+++ Dataset excerpt +++

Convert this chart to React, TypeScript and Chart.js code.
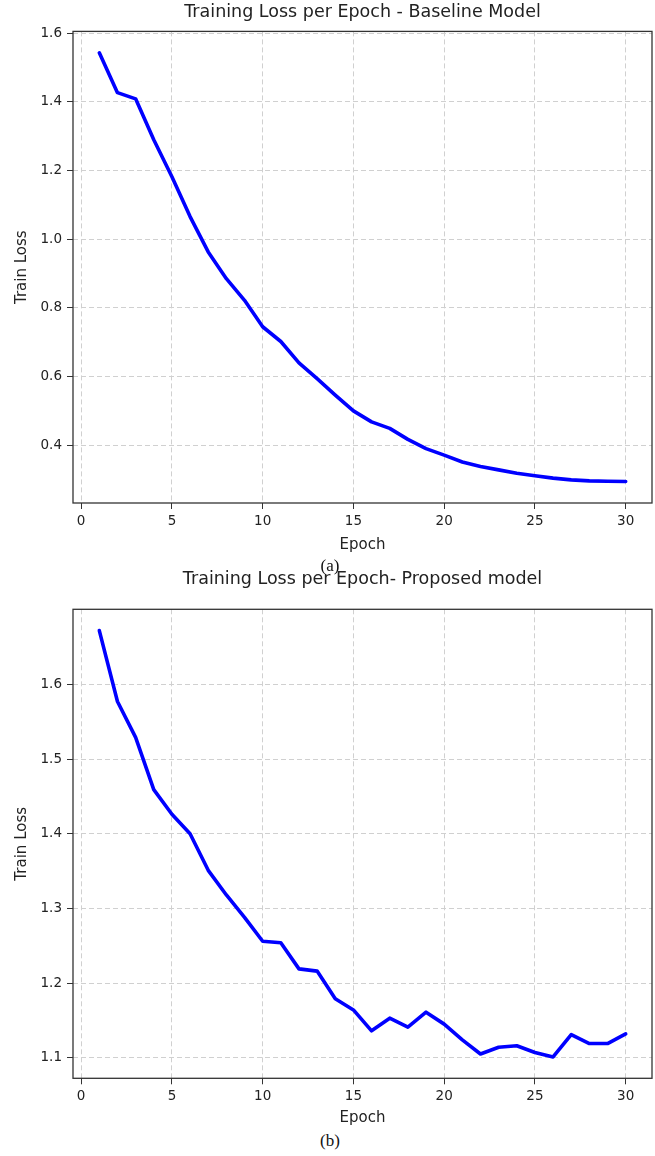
import React, { useEffect, useRef } from "react";
import { Chart, registerables } from "chart.js";

Chart.register(...registerables);

const epochs = [1, 2, 3, 4, 5, 6, 7, 8, 9, 10, 11, 12, 13, 14, 15, 16, 17, 18, 19, 20, 21, 22, 23, 24, 25, 26, 27, 28, 29, 30];

const baselineLoss = [
  1.543, 1.427, 1.409, 1.29, 1.182, 1.066, 0.963, 0.885, 0.822, 0.745,
  0.702, 0.64, 0.594, 0.546, 0.5, 0.468, 0.449, 0.417, 0.39, 0.371,
  0.351, 0.338, 0.328, 0.318, 0.311, 0.304, 0.299, 0.296, 0.295, 0.294,
];

const proposedLoss = [
  1.672, 1.577, 1.529, 1.459, 1.426, 1.4, 1.351, 1.318, 1.288, 1.256,
  1.254, 1.219, 1.216, 1.179, 1.164, 1.136, 1.153, 1.141, 1.161, 1.145,
  1.124, 1.105, 1.114, 1.116, 1.107, 1.101, 1.131, 1.119, 1.119, 1.132,
];

const xTicks = [0, 5, 10, 15, 20, 25, 30];
const baselineYTicks = [0.4, 0.6, 0.8, 1.0, 1.2, 1.4, 1.6];
const proposedYTicks = [1.1, 1.2, 1.3, 1.4, 1.5, 1.6];

const baselineTitle = "Training Loss per Epoch - Baseline Model";
const proposedTitle = "Training Loss per Epoch- Proposed model";
const xLabel = "Epoch";
const yLabel = "Train Loss";

const FONT = "'DejaVu Sans', sans-serif";

const framePlugin = {
  id: "frame",
  afterDraw(chart: any) {
    const { ctx, chartArea } = chart;
    const { left, top, right, bottom } = chartArea;
    ctx.save();
    ctx.strokeStyle = "#333333";
    ctx.lineWidth = 1.3;
    ctx.strokeRect(left, top, right - left, bottom - top);
    ctx.restore();
  },
};

function padRange(vals: number[]) {
  const mn = Math.min(...vals);
  const mx = Math.max(...vals);
  const p = (mx - mn) * 0.05;
  return [mn - p, mx + p];
}

type Props = {
  values: number[];
  yTicks: number[];
  title: string;
  top: number;
  height: number;
  titlePadTop: number;
  titlePadBottom: number;
  xAxisHeight: number;
  xTitlePadBottom: number;
};

function LossChart(props: Props) {
  const ref = useRef<HTMLCanvasElement | null>(null);
  useEffect(() => {
    if (!ref.current) return;
    const [yMin, yMax] = padRange(props.values);
    const [xMin, xMax] = padRange(epochs);
    const chart = new Chart(ref.current, {
      type: "line",
      data: {
        datasets: [
          {
            data: epochs.map((e, i) => ({ x: e, y: props.values[i] })),
            borderColor: "#0000ff",
            borderWidth: 3.6,
            pointRadius: 0,
            tension: 0,
            fill: false,
            borderJoinStyle: "round",
            borderCapStyle: "round",
          },
        ],
      },
      options: {
        animation: false,
        responsive: false,
        layout: { padding: { left: 0, right: 3, top: 0, bottom: 0 } },
        plugins: {
          legend: { display: false },
          tooltip: { enabled: false },
          title: {
            display: true,
            text: props.title,
            fullSize: false,
            color: "#222222",
            font: { family: FONT, size: 17.5, weight: "normal", lineHeight: 1.2 },
            padding: { top: props.titlePadTop, bottom: props.titlePadBottom },
          },
        },
        scales: {
          x: {
            type: "linear",
            min: xMin,
            max: xMax,
            afterBuildTicks: (s: any) => {
              s.ticks = xTicks.map((v) => ({ value: v }));
            },
            afterFit: (s: any) => {
              s.height = props.xAxisHeight;
            },
            ticks: {
              color: "#222222",
              font: { family: FONT, size: 13.5 },
              padding: 4,
              maxRotation: 0,
              autoSkip: false,
              callback: (v: any) => String(v),
            },
            grid: { color: "#d0d0d0", lineWidth: 1, tickColor: "#333333", tickLength: 6, tickWidth: 1 },
            border: { display: false, dash: [5, 3] },
            title: {
              display: true,
              text: xLabel,
              color: "#222222",
              font: { family: FONT, size: 15, lineHeight: 1.2 },
              padding: { top: 0, bottom: props.xTitlePadBottom },
            },
          },
          y: {
            type: "linear",
            min: yMin,
            max: yMax,
            afterBuildTicks: (s: any) => {
              s.ticks = props.yTicks.map((v) => ({ value: v }));
            },
            afterFit: (s: any) => {
              s.width = 73;
            },
            ticks: {
              color: "#222222",
              font: { family: FONT, size: 13.5 },
              padding: 5,
              autoSkip: false,
              callback: (v: any) => Number(v).toFixed(1),
            },
            grid: { color: "#d0d0d0", lineWidth: 1, tickColor: "#333333", tickLength: 6, tickWidth: 1 },
            border: { display: false, dash: [5, 3] },
            title: {
              display: true,
              text: yLabel,
              color: "#222222",
              font: { family: FONT, size: 15, lineHeight: 1.2 },
              padding: { top: 13, bottom: 0 },
            },
          },
        },
      },
      plugins: [framePlugin],
    } as any);
    return () => chart.destroy();
  }, []);
  return (
    <canvas
      ref={ref}
      width={655}
      height={props.height}
      style={{ position: "absolute", left: 0, top: props.top, width: 655, height: props.height }}
    />
  );
}

const captionStyle = (top: number): React.CSSProperties => ({
  position: "absolute",
  left: 300,
  top,
  width: 60,
  height: 22,
  lineHeight: "22px",
  textAlign: "center",
  fontFamily: "'Liberation Serif', 'Times New Roman', serif",
  fontSize: 17,
  color: "#111",
  zIndex: 2,
});

export default function App() {
  return (
    <div style={{ position: "absolute", left: 0, top: 0, width: 655, height: 1156, background: "#fff", overflow: "hidden" }}>
      <LossChart
        values={baselineLoss}
        yTicks={baselineYTicks}
        title={baselineTitle}
        top={0}
        height={556}
        titlePadTop={1.5}
        titlePadBottom={8.9}
        xAxisHeight={53}
        xTitlePadBottom={2.2}
      />
      <div style={captionStyle(555)}>(a)</div>
      <LossChart
        values={proposedLoss}
        yTicks={proposedYTicks}
        title={proposedTitle}
        top={566}
        height={564}
        titlePadTop={3.3}
        titlePadBottom={19}
        xAxisHeight={51.7}
        xTitlePadBottom={3.2}
      />
      <div style={captionStyle(1130)}>(b)</div>
    </div>
  );
}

+++

**Exercise requirements:** In your copy, leave out the pictures and reproduce the material above exactly.

**Result below:**
Convert this chart to React, TypeScript and Chart.js code.
import React, { useEffect, useRef } from "react";
import { Chart, registerables } from "chart.js";

Chart.register(...registerables);

const epochs = [1, 2, 3, 4, 5, 6, 7, 8, 9, 10, 11, 12, 13, 14, 15, 16, 17, 18, 19, 20, 21, 22, 23, 24, 25, 26, 27, 28, 29, 30];

const baselineLoss = [
  1.543, 1.427, 1.409, 1.29, 1.182, 1.066, 0.963, 0.885, 0.822, 0.745,
  0.702, 0.64, 0.594, 0.546, 0.5, 0.468, 0.449, 0.417, 0.39, 0.371,
  0.351, 0.338, 0.328, 0.318, 0.311, 0.304, 0.299, 0.296, 0.295, 0.294,
];

const proposedLoss = [
  1.672, 1.577, 1.529, 1.459, 1.426, 1.4, 1.351, 1.318, 1.288, 1.256,
  1.254, 1.219, 1.216, 1.179, 1.164, 1.136, 1.153, 1.141, 1.161, 1.145,
  1.124, 1.105, 1.114, 1.116, 1.107, 1.101, 1.131, 1.119, 1.119, 1.132,
];

const xTicks = [0, 5, 10, 15, 20, 25, 30];
const baselineYTicks = [0.4, 0.6, 0.8, 1.0, 1.2, 1.4, 1.6];
const proposedYTicks = [1.1, 1.2, 1.3, 1.4, 1.5, 1.6];

const baselineTitle = "Training Loss per Epoch - Baseline Model";
const proposedTitle = "Training Loss per Epoch- Proposed model";
const xLabel = "Epoch";
const yLabel = "Train Loss";

const FONT = "'DejaVu Sans', sans-serif";

const framePlugin = {
  id: "frame",
  afterDraw(chart: any) {
    const { ctx, chartArea } = chart;
    const { left, top, right, bottom } = chartArea;
    ctx.save();
    ctx.strokeStyle = "#333333";
    ctx.lineWidth = 1.3;
    ctx.strokeRect(left, top, right - left, bottom - top);
    ctx.restore();
  },
};

function padRange(vals: number[]) {
  const mn = Math.min(...vals);
  const mx = Math.max(...vals);
  const p = (mx - mn) * 0.05;
  return [mn - p, mx + p];
}

type Props = {
  values: number[];
  yTicks: number[];
  title: string;
  top: number;
  height: number;
  titlePadTop: number;
  titlePadBottom: number;
  xAxisHeight: number;
  xTitlePadBottom: number;
};

function LossChart(props: Props) {
  const ref = useRef<HTMLCanvasElement | null>(null);
  useEffect(() => {
    if (!ref.current) return;
    const [yMin, yMax] = padRange(props.values);
    const [xMin, xMax] = padRange(epochs);
    const chart = new Chart(ref.current, {
      type: "line",
      data: {
        datasets: [
          {
            data: epochs.map((e, i) => ({ x: e, y: props.values[i] })),
            borderColor: "#0000ff",
            borderWidth: 3.6,
            pointRadius: 0,
            tension: 0,
            fill: false,
            borderJoinStyle: "round",
            borderCapStyle: "round",
          },
        ],
      },
      options: {
        animation: false,
        responsive: false,
        layout: { padding: { left: 0, right: 3, top: 0, bottom: 0 } },
        plugins: {
          legend: { display: false },
          tooltip: { enabled: false },
          title: {
            display: true,
            text: props.title,
            fullSize: false,
            color: "#222222",
            font: { family: FONT, size: 17.5, weight: "normal", lineHeight: 1.2 },
            padding: { top: props.titlePadTop, bottom: props.titlePadBottom },
          },
        },
        scales: {
          x: {
            type: "linear",
            min: xMin,
            max: xMax,
            afterBuildTicks: (s: any) => {
              s.ticks = xTicks.map((v) => ({ value: v }));
            },
            afterFit: (s: any) => {
              s.height = props.xAxisHeight;
            },
            ticks: {
              color: "#222222",
              font: { family: FONT, size: 13.5 },
              padding: 4,
              maxRotation: 0,
              autoSkip: false,
              callback: (v: any) => String(v),
            },
            grid: { color: "#d0d0d0", lineWidth: 1, tickColor: "#333333", tickLength: 6, tickWidth: 1 },
            border: { display: false, dash: [5, 3] },
            title: {
              display: true,
              text: xLabel,
              color: "#222222",
              font: { family: FONT, size: 15, lineHeight: 1.2 },
              padding: { top: 0, bottom: props.xTitlePadBottom },
            },
          },
          y: {
            type: "linear",
            min: yMin,
            max: yMax,
            afterBuildTicks: (s: any) => {
              s.ticks = props.yTicks.map((v) => ({ value: v }));
            },
            afterFit: (s: any) => {
              s.width = 73;
            },
            ticks: {
              color: "#222222",
              font: { family: FONT, size: 13.5 },
              padding: 5,
              autoSkip: false,
              callback: (v: any) => Number(v).toFixed(1),
            },
            grid: { color: "#d0d0d0", lineWidth: 1, tickColor: "#333333", tickLength: 6, tickWidth: 1 },
            border: { display: false, dash: [5, 3] },
            title: {
              display: true,
              text: yLabel,
              color: "#222222",
              font: { family: FONT, size: 15, lineHeight: 1.2 },
              padding: { top: 13, bottom: 0 },
            },
          },
        },
      },
      plugins: [framePlugin],
    } as any);
    return () => chart.destroy();
  }, []);
  return (
    <canvas
      ref={ref}
      width={655}
      height={props.height}
      style={{ position: "absolute", left: 0, top: props.top, width: 655, height: props.height }}
    />
  );
}

const captionStyle = (top: number): React.CSSProperties => ({
  position: "absolute",
  left: 300,
  top,
  width: 60,
  height: 22,
  lineHeight: "22px",
  textAlign: "center",
  fontFamily: "'Liberation Serif', 'Times New Roman', serif",
  fontSize: 17,
  color: "#111",
  zIndex: 2,
});

export default function App() {
  return (
    <div style={{ position: "absolute", left: 0, top: 0, width: 655, height: 1156, background: "#fff", overflow: "hidden" }}>
      <LossChart
        values={baselineLoss}
        yTicks={baselineYTicks}
        title={baselineTitle}
        top={0}
        height={556}
        titlePadTop={1.5}
        titlePadBottom={8.9}
        xAxisHeight={53}
        xTitlePadBottom={2.2}
      />
      <div style={captionStyle(555)}>(a)</div>
      <LossChart
        values={proposedLoss}
        yTicks={proposedYTicks}
        title={proposedTitle}
        top={566}
        height={564}
        titlePadTop={3.3}
        titlePadBottom={19}
        xAxisHeight={51.7}
        xTitlePadBottom={3.2}
      />
      <div style={captionStyle(1130)}>(b)</div>
    </div>
  );
}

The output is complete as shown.